== INFORMATION PROVIDED ==
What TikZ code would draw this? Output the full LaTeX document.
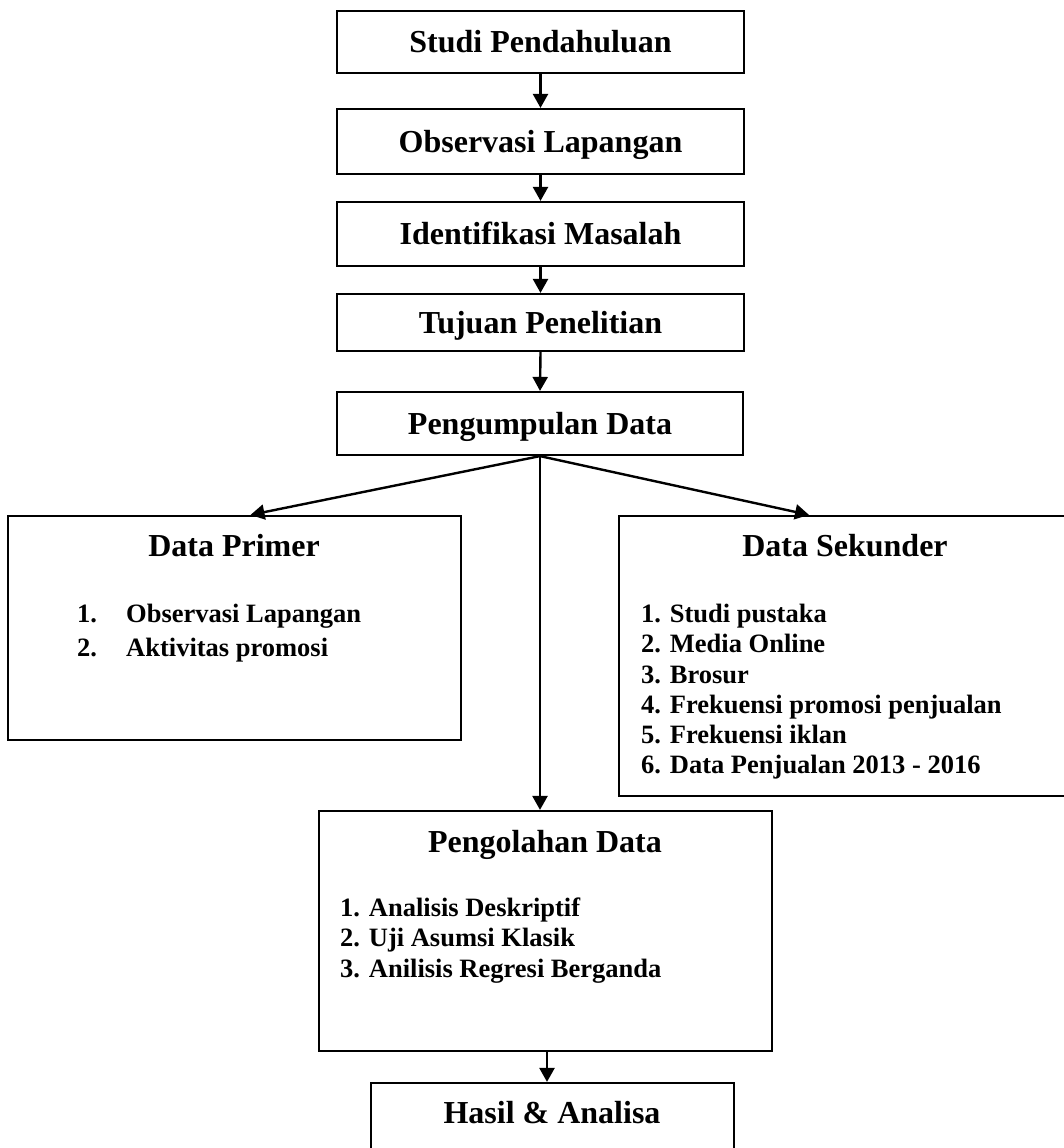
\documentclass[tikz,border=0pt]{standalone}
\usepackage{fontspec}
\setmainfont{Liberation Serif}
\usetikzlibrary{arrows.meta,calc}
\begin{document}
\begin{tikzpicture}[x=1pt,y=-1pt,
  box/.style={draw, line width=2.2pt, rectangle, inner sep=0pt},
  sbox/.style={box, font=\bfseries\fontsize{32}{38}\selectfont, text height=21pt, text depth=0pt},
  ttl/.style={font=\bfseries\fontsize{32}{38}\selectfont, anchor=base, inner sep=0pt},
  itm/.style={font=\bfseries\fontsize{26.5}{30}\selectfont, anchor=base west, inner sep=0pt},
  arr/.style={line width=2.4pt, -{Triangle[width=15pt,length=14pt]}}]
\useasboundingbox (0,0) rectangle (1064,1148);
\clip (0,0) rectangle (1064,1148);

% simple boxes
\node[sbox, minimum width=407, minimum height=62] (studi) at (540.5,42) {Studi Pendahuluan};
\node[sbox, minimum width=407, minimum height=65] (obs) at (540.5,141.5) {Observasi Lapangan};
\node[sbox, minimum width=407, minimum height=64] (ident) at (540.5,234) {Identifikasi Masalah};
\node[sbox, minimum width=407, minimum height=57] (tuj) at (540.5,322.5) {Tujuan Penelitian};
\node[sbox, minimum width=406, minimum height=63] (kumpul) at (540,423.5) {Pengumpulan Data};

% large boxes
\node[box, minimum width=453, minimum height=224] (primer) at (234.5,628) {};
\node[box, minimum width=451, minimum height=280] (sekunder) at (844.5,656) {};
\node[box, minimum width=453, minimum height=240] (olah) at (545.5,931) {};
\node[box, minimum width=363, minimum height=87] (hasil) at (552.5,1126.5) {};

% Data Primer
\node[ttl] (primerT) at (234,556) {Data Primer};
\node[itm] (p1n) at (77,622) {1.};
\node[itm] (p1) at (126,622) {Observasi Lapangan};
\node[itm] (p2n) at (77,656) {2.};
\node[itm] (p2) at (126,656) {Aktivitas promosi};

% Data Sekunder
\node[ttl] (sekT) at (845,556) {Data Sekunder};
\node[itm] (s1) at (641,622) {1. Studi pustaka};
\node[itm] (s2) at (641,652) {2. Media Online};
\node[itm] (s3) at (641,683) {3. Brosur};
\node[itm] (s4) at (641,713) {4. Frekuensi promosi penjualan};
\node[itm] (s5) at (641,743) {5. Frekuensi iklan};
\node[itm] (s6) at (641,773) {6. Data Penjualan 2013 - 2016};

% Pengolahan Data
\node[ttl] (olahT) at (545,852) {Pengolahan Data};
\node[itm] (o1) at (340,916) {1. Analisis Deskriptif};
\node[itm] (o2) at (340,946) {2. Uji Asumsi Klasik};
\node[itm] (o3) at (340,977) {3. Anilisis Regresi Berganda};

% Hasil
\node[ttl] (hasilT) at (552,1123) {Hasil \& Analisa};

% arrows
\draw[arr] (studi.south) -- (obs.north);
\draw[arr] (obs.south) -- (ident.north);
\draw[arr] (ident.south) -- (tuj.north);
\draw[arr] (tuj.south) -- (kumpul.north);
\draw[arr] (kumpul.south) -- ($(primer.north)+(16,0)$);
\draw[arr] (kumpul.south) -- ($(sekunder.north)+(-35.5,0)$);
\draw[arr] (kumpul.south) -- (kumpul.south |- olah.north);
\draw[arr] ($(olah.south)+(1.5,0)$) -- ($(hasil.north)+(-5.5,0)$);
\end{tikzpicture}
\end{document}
...
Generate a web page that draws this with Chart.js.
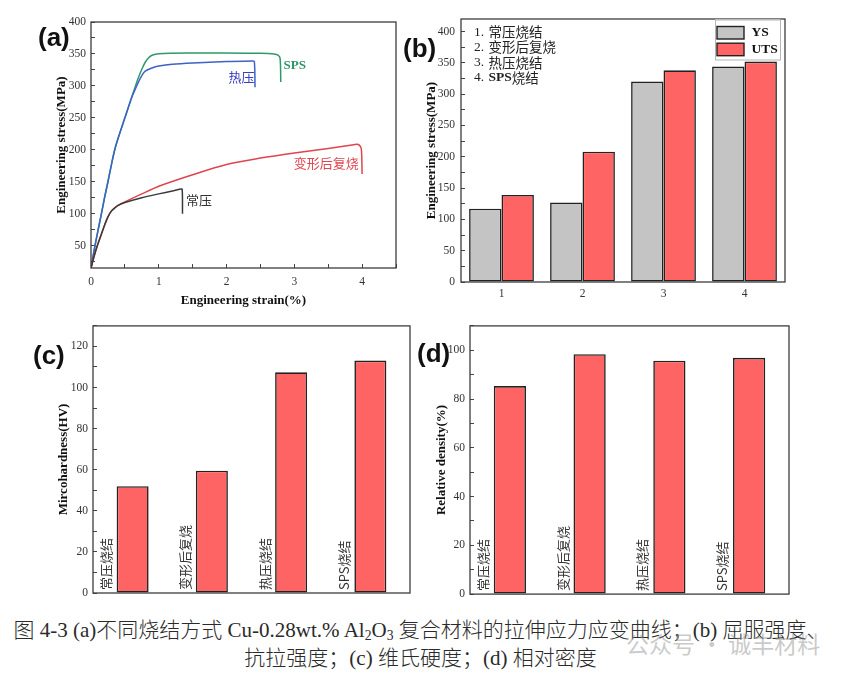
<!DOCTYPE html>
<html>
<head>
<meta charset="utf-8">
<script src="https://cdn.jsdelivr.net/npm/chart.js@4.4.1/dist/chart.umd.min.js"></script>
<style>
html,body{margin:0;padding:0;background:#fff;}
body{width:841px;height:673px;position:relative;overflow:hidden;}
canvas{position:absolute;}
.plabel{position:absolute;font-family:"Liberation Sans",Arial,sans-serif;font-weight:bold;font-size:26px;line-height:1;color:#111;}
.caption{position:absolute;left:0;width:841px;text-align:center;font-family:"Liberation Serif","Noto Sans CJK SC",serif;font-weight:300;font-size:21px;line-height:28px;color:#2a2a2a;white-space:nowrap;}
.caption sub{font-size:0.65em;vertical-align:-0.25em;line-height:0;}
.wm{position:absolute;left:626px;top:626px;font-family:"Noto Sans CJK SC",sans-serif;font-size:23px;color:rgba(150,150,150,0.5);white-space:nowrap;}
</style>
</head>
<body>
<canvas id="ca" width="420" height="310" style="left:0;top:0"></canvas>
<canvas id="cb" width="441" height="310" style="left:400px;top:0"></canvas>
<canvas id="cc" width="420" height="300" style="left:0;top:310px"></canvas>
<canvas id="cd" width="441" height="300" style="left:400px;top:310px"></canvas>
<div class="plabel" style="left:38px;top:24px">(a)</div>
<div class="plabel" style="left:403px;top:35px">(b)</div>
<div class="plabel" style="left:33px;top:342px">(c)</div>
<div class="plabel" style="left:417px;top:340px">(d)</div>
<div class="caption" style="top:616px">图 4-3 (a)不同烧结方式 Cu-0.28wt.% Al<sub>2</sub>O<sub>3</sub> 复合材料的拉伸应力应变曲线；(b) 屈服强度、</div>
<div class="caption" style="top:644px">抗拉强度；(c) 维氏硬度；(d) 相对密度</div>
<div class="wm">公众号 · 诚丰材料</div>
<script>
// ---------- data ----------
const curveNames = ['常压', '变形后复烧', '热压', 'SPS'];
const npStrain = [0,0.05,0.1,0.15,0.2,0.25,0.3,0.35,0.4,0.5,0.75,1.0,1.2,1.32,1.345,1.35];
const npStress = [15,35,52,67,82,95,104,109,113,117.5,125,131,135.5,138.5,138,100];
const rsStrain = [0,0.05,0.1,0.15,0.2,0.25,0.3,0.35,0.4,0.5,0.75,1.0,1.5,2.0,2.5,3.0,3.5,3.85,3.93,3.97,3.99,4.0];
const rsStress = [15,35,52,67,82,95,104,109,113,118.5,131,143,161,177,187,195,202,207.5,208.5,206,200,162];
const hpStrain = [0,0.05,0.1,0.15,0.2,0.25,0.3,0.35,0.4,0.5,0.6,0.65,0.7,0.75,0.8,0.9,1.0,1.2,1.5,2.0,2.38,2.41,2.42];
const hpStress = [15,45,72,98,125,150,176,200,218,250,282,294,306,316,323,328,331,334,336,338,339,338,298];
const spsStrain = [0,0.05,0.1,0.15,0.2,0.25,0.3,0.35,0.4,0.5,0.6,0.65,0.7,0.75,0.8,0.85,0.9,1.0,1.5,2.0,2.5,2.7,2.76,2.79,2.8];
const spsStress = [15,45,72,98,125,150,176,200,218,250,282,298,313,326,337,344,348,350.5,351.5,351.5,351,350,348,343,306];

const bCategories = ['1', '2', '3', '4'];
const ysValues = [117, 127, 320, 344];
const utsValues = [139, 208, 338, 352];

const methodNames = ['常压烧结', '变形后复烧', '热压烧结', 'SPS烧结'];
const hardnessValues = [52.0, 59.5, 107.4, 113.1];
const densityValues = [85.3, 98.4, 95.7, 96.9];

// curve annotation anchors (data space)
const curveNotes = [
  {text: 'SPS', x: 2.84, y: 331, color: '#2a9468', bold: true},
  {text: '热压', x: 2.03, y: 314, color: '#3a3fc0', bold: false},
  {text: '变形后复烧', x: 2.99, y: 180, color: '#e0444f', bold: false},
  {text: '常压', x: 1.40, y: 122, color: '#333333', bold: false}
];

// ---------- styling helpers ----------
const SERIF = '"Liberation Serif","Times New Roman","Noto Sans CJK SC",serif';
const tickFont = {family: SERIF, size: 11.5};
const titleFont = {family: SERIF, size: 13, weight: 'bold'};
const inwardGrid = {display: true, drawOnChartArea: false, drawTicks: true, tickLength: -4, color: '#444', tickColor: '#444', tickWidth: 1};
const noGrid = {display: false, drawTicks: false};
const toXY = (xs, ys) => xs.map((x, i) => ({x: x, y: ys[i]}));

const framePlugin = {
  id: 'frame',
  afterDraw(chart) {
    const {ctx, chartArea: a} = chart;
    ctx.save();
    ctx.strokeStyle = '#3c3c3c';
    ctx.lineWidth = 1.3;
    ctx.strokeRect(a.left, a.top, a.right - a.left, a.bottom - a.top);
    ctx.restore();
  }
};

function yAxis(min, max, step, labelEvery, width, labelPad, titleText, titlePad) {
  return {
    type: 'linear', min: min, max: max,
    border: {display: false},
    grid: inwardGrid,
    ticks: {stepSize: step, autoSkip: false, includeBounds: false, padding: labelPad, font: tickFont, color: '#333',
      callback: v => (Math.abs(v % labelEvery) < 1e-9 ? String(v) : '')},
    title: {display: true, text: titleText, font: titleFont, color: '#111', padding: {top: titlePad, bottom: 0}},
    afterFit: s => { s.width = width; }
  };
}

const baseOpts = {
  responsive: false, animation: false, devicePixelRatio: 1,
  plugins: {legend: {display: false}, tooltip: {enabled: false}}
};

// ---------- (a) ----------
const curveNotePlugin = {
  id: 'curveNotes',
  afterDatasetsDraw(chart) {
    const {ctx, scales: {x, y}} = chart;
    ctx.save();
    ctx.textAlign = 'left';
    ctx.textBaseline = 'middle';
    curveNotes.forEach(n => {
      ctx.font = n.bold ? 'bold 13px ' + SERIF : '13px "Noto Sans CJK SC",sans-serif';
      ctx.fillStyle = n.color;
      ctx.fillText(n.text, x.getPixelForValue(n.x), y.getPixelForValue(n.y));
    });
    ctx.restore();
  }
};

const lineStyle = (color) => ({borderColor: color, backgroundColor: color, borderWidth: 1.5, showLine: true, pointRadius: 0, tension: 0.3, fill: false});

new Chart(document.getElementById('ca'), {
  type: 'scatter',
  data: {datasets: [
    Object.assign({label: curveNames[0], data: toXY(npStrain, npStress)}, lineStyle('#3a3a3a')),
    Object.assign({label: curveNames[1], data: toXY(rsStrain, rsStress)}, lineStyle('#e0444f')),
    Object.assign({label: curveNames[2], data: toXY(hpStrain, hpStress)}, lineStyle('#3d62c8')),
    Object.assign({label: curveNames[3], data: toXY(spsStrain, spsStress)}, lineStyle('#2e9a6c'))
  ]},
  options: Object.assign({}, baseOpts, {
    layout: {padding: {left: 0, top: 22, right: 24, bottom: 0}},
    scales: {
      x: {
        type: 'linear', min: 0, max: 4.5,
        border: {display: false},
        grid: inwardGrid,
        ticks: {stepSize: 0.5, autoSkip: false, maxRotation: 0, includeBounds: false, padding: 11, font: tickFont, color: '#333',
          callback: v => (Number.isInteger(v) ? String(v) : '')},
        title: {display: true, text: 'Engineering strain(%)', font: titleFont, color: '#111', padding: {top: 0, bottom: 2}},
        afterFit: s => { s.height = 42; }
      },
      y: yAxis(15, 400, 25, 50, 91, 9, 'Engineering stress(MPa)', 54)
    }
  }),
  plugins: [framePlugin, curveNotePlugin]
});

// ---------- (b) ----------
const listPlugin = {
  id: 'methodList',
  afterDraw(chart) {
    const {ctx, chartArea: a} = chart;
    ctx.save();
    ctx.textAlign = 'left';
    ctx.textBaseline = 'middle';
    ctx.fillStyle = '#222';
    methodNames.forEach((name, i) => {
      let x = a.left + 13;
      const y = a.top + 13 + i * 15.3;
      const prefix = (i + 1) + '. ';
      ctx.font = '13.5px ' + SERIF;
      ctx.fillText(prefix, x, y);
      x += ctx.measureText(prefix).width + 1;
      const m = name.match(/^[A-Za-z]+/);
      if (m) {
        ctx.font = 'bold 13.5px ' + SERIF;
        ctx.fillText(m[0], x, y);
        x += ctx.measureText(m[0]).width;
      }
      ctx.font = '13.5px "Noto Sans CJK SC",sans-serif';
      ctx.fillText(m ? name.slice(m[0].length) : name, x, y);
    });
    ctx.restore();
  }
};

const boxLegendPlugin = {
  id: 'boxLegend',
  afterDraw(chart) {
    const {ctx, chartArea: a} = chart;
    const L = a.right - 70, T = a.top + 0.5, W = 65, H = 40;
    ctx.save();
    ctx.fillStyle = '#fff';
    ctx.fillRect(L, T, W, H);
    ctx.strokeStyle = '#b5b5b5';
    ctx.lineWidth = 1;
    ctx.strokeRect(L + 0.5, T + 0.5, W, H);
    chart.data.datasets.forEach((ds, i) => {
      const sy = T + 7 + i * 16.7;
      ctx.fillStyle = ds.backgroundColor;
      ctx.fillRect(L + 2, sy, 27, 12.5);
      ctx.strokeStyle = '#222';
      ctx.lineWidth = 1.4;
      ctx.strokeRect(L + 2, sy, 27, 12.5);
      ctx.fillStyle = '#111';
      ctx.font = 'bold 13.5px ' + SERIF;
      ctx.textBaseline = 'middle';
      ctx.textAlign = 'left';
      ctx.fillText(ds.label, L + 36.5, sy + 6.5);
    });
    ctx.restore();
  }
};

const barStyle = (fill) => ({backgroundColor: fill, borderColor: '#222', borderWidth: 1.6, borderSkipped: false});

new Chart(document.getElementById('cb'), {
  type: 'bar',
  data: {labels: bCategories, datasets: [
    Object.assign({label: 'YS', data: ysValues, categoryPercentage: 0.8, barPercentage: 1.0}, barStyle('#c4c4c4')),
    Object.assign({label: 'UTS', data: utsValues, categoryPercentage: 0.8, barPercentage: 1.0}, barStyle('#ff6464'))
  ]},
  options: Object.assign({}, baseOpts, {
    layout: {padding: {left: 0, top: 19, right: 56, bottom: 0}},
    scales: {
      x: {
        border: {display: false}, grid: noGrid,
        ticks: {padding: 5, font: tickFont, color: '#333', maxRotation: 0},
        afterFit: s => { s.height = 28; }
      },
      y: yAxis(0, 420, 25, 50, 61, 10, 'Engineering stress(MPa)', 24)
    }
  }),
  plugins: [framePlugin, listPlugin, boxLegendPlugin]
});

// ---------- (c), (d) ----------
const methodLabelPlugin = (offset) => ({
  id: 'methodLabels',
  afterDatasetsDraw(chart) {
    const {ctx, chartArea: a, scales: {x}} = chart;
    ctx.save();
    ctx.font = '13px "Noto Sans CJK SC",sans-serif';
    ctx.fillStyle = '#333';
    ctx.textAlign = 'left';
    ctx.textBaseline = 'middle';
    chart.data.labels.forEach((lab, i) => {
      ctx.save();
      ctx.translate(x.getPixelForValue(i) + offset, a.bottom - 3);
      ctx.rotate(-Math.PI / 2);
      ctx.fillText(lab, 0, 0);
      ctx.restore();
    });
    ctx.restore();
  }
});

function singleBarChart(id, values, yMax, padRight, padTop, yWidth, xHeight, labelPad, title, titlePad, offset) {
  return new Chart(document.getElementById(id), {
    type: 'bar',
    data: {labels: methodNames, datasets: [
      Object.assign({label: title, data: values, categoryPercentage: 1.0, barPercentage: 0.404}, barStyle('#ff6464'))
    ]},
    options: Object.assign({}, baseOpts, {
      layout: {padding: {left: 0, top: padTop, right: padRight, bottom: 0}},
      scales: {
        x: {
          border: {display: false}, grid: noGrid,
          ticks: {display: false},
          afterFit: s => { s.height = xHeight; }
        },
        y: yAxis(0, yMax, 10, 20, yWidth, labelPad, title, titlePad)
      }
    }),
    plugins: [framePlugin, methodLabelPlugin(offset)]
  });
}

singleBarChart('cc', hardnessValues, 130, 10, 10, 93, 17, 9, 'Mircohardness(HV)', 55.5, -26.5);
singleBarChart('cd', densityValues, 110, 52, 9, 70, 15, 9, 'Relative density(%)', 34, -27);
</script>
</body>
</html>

== YOUR TASK ==
Using the data above, set down each line from the line with "What TikZ code" to the line with "minimum width=363, minimum" exactly, both ends included, and leave the pictures behind. Nothing else belongs.

== SOLUTION TO THE EXERCISE ==
What TikZ code would draw this? Output the full LaTeX document.
\documentclass[tikz,border=0pt]{standalone}
\usepackage{fontspec}
\setmainfont{Liberation Serif}
\usetikzlibrary{arrows.meta,calc}
\begin{document}
\begin{tikzpicture}[x=1pt,y=-1pt,
  box/.style={draw, line width=2.2pt, rectangle, inner sep=0pt},
  sbox/.style={box, font=\bfseries\fontsize{32}{38}\selectfont, text height=21pt, text depth=0pt},
  ttl/.style={font=\bfseries\fontsize{32}{38}\selectfont, anchor=base, inner sep=0pt},
  itm/.style={font=\bfseries\fontsize{26.5}{30}\selectfont, anchor=base west, inner sep=0pt},
  arr/.style={line width=2.4pt, -{Triangle[width=15pt,length=14pt]}}]
\useasboundingbox (0,0) rectangle (1064,1148);
\clip (0,0) rectangle (1064,1148);

% simple boxes
\node[sbox, minimum width=407, minimum height=62] (studi) at (540.5,42) {Studi Pendahuluan};
\node[sbox, minimum width=407, minimum height=65] (obs) at (540.5,141.5) {Observasi Lapangan};
\node[sbox, minimum width=407, minimum height=64] (ident) at (540.5,234) {Identifikasi Masalah};
\node[sbox, minimum width=407, minimum height=57] (tuj) at (540.5,322.5) {Tujuan Penelitian};
\node[sbox, minimum width=406, minimum height=63] (kumpul) at (540,423.5) {Pengumpulan Data};

% large boxes
\node[box, minimum width=453, minimum height=224] (primer) at (234.5,628) {};
\node[box, minimum width=451, minimum height=280] (sekunder) at (844.5,656) {};
\node[box, minimum width=453, minimum height=240] (olah) at (545.5,931) {};
\node[box, minimum width=363, minimum height=87] (hasil) at (552.5,1126.5) {};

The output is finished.